The further to the left or the right you move, the more your lens on life distorts.

Wednesday, October 03, 2007

Assisted Suicide

It seems to me that too many geopolitical constraints block our ability to fight an effective kinetic war against Islamofascism. For example, the Saudis are not our friends. They support and encourage Wahabbi/Jihadist thought around the world, and yet we treat them as allies. The world is a complicated place.

It also appears that our self-imposed moral constraints (e.g., no collateral damage, ever) have crippled our ability to defeat an insurgency or more generally, to root out and kill a terrorist enemy embedded in a civilian population that often supports them.

Finally, it is folly to think that we can negotiate with fanatical regimes in any meaningful way, and it is rank stupidity to expect that any agreement reached with these regimes will be honored by them.

There is, in my view, only one strategy that has any hope of burying Islamofascist regimes (no, it’s not helping them to better understand us or working hard to address their “grievances”. It is — to bury them economically, by shutting off the one source of revenue that keeps them going. The western world (and that includes most of Asia) must initiate a War against Oil (WaO).

Over the past few years, I’ve discussed the WaO in a variety of posts, but things are no better today than they were in 2005 or 2001 or 1995, or … 1973 — the date of the first oil embargo. Sure, our congress and executive leadership have given the problem of our addiction lip service, but no real action has occurred. In today’s New York Times, Thomas Friedman, cites congressional resistance to improved mileage standards for vehicles sold in the USA:
What is it about Michigan that seems to encourage assisted suicide?

That is all I can think watching Michigan congressmen and senators, led by Representative John Dingell, doing their best imitations of Jack Kevorkian and once again trying to water down efforts by Congress to legislate improved mileage standards for Detroit in the latest draft energy bill.

Look, I get pork-barrel politics. I understand senators from oil states protecting the windfall profits of oil companies. Ditto for farm subsidies. It’s an old story: Protect my winnings, and I’ll reward you with campaign contributions. I get it. I get it.
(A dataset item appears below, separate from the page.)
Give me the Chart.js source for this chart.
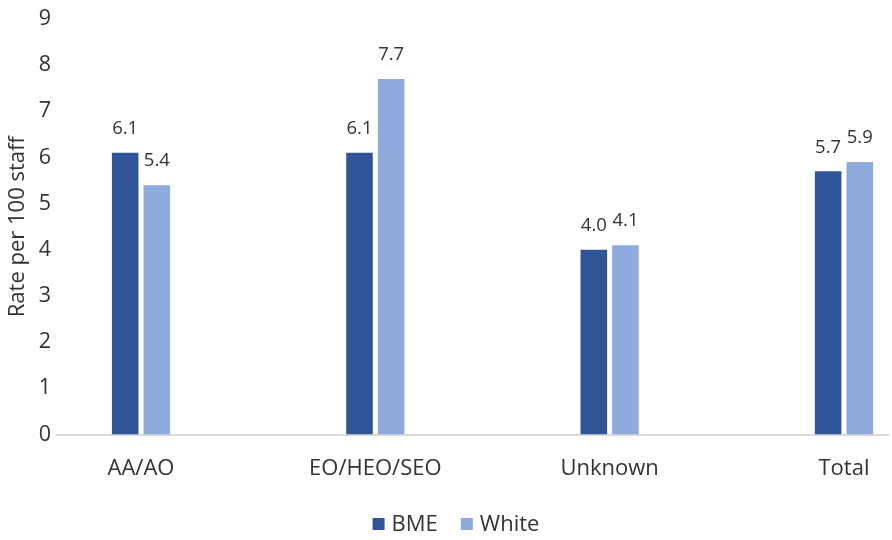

What I don’t get is empty-barrel politics — Michigan lawmakers year after year shielding Detroit from pressure to innovate on higher mileage standards, even though Detroit’s failure to sell more energy-efficient vehicles has clearly contributed to its brush with bankruptcy, its loss of market share to Toyota and Honda — whose fleets beat all U.S. automakers in fuel economy in 2007 — and its loss of jobs. G.M. today has 73,000 working U.A.W. members, compared with 225,000 a decade ago. Last year, Toyota overtook G.M. as the world’s biggest automaker.

Thank you, Michigan delegation! The people of Japan thank you as well.

Friedman goes on to note that Toyota (right, the Toyota of Prius fame) is working with the US automakers to submarine any attempt at better mileage standards. Why? So it can sell big trucks (read, high profit trucks), and in a remarkably Machiavellian move, so it can encourage US automakers not to innovate. In their rank stupidity, the executives at GM, Ford and Chrysler will do just that, even as their market share continues to drop.

But all of this isn’t really about the financial health of the US auto companies. If they’re not innovative, they disappear. I can accept that. The hard fact is that any War against Oil begins with reducing vehicular petroleum consumption, and since we seem incapable of bringing alternative energy solutions online quickly, the only real short-term option is to demand better gas mileage.

Consider this, we’ll spend well over 1 trillion dollars fighting the war in Iraq, and we may wind up spending much more deflecting Iran’s fanatic regime, Syria’s band of thugs, and other actors in the middle east. Like it or not, the reason we care so much about that region isn’t freedom for all Arabs or other platitudes. It’s oil. That’s not an indictment, it’s a simple fact. We’re so dependent on oil that we have to protect our interests. But what if we weren’t? What if oil revenues to that region began to decrease over the next 20 years … not a little, but a lot.

But many of the Right argue that it’s not so simple, that alternative energy is too “expensive” or “impractical” or, well, Unamerican. Many on the left are unwilling to compromise, demanding pure green approaches (a good idea) with no period of transition that may demand environmental concessions. The result, a governmental approach to energy policy that has been a travesty through both Republican and Democratic administrations.

To pick up on Thomas Friedman’s phrase, it appears that our country—by virtue of a ineffective energy policy and leadership that lacks the courage to change things—is participating in slow motion assisted suicide. The problem is—no one yet knows who will do the dying.